どうなる今冬のエネルギー供給2025(2)-LNG LPG
【LPG】 LPGはこの冬、中東、米国いずれの供給も増える見通しだ。石油輸出国機構(OPEC)と非OPEC主要産油国で構成する「OPECプラス」に加盟するサウジアラビア、アラブ首長国連邦(UAE)、クウェートなど有志8か国は、今年4月から自主的な追加減産を段階的に縮小している。8月の増産規模は前月からさらに拡大し、これに伴いLPGの生産も増えると見込まれる。 米国では、主要サプライヤーが自社の輸出能力の拡大を図る。米エナジートランスファーはネダーランドの自社基地の拡張を予定しており、第3四半期にはLPGやエタンの輸出能力が拡大する見通しだ。 一方、米国と中国は5月、双方が課していた追加関税を90日間停止し、税率を引き下げることで合意した。米中貿易戦争が一旦休戦モードとなった後でも、対米輸入品に引き続き課せられた10%の追加関税と今後の関税政策の不透明さは、中国プレーヤーによる米国産LPGの買い気を押し下げる要因となっている。今年後半の供給増加を吸収し、需給がバランスするか否かは、米中間の関係が大きな鍵を握るとみられる。

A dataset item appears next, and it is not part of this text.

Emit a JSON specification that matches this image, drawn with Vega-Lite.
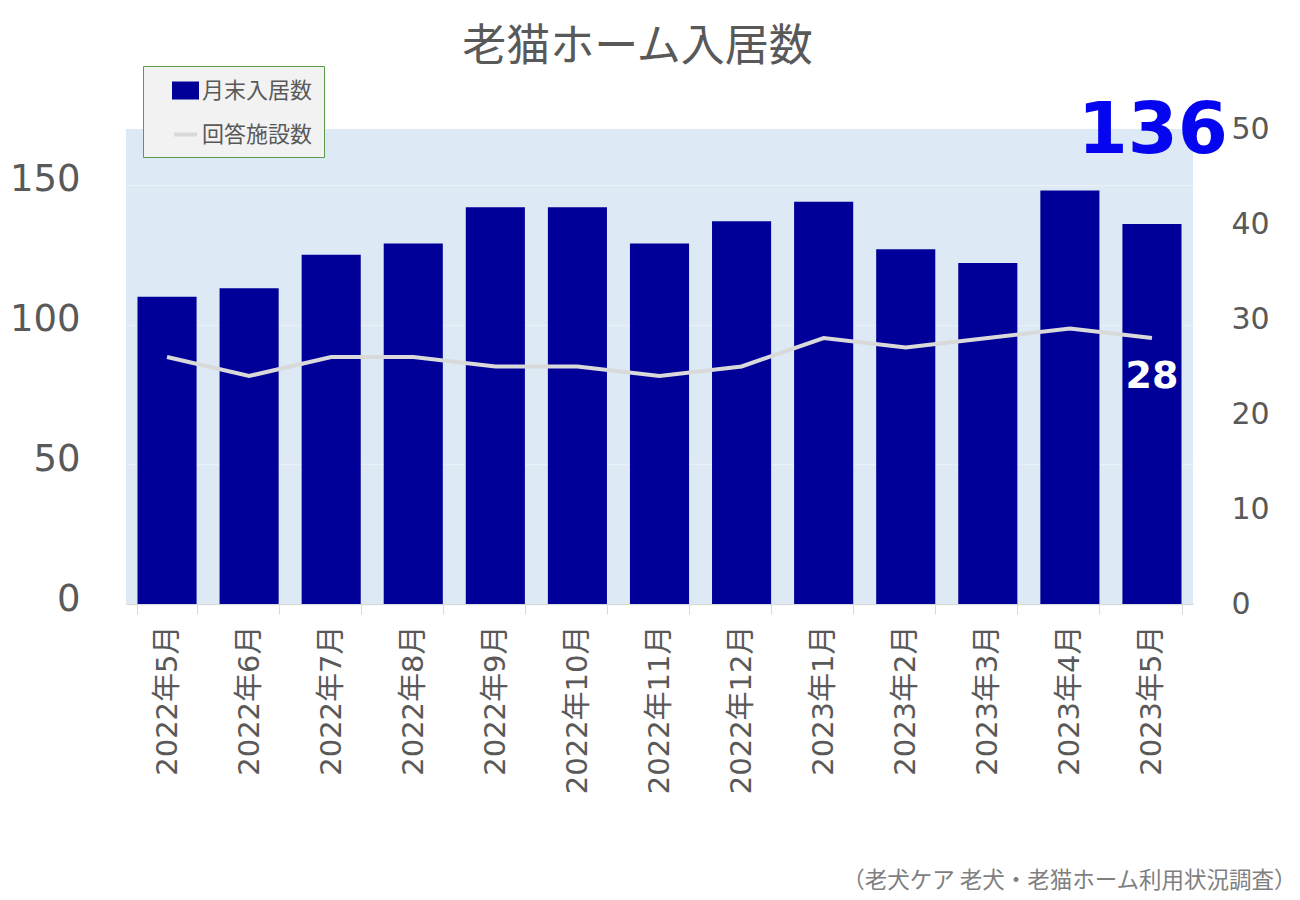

【LNG】 今冬のLNG需給と価格はどう変化していくのか。先物市場では7月下旬現在、12月~2月限の蘭天然ガス(TTF)市況が12.40ドルを超える水準で推移している。しかし、IEA(国際エネルギー機関)の白川裕アナリストは、実際の価格がこれを下回ると予測する。米国とカナダの新規生産プロジェクトが順調に稼働しているためだ。 需要面でも、近年のLNG相場に大きな影響を与えてきた欧州と中国からの買い気が弱い。欧州はガス在庫の充填目標が緩和されたうえ、足元の積み上げペースも順調。中国は米国との貿易戦争で経済活動が鈍っている。25年のLNG輸入量は前年比で約25%減少しており、この水準が続く見込みだ。「価格が上振れるとすれば、一番は地政学的な影響では」(白川氏)という程度で、需給そのものは弱い材料が並ぶ。 このなか、北東アジア着のスポット相場も今冬、寒さで暖房用需要が強まったとしても、13.00ドルには届かないと白川氏はみており、他の市場関係者からは12.00ドル切れの予想も聞かれた。ただ、北東アジア着のスポット市況リンクでターム販売契約を保有しているトレーダー勢が相場の軟化を防ぐため、ペーパー市場での買いに動く可能性もあるとの見方もある。